Super Bowl marks the latest event to see pioneering women achieve breakthroughs in sports

Line judge Sarah Thomas #53 looks on before Super Bowl LV between the Kansas City Chiefs and the Tampa Bay Buccaneers. Photo by Kevin C. Cox (Getty Images)

It’s officially Women’s History Month.

Last month’s Super Bowl LV in Tampa proved to serve as another breakthrough for women in sports, in a stretch of months that’s been full of them.

Sarah Thomas became the first woman to be an official in a Super Bowl, while the Buccaneers had two female assistant coaches, defensive line assistant Lori Locust and assistant strength and conditioning coach Maral Javadifar, who became the first women assistants to be a part of a Super Bowl-winning team.

Locust and Javadifar followed in the footsteps of Katie Sowers, an assistant for the San Francisco 49ers who became the first woman to coach in a Super Bowl last year.

They’re now added to the list of other women who have broken barriers in sports recently.

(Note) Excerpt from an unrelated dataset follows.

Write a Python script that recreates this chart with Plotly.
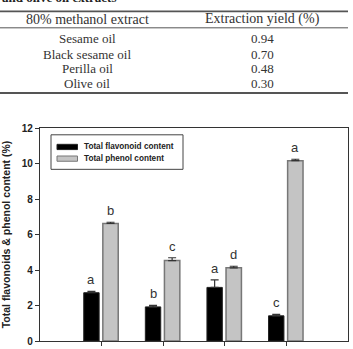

Here are a few of the others.

  • In November, the Miami Marlins hired Kim Ng as the first female general manager in baseball history. The 51-year-old Ng had previously served as an assistant general manager with the Los Angeles Dodgers and New York Yankees, and as Major League Baseball’s senior vice president of baseball operations.
  • Also in November, Sarah Fuller became the first woman to play in a football game for a Power Five conference program when she handled kicking duties for Vanderbilt. Fuller is a member of Vanderbilt’s soccer team and put “Play Like A Girl” on the back of her helmet for the historic occasion.
  • In December, adventurer Emily Harrington became the first woman to free climb Yosemite National Park’s El Capitan, a 3,200-foot rock formation with a smooth granite wall. Harrington completed the climb in just over 21 hours to cement herself in the record books.
  • In January, the Boston Red Sox hired Bianca Smith as a minor league coach, becoming the first Black woman to coach in professional baseball. The 29-year-old Smith spent time in internships with the Texas Rangers and Cincinnati Reds and had extensive experience as a college hitting coordinator.

More breakthroughs are likely coming in the near future.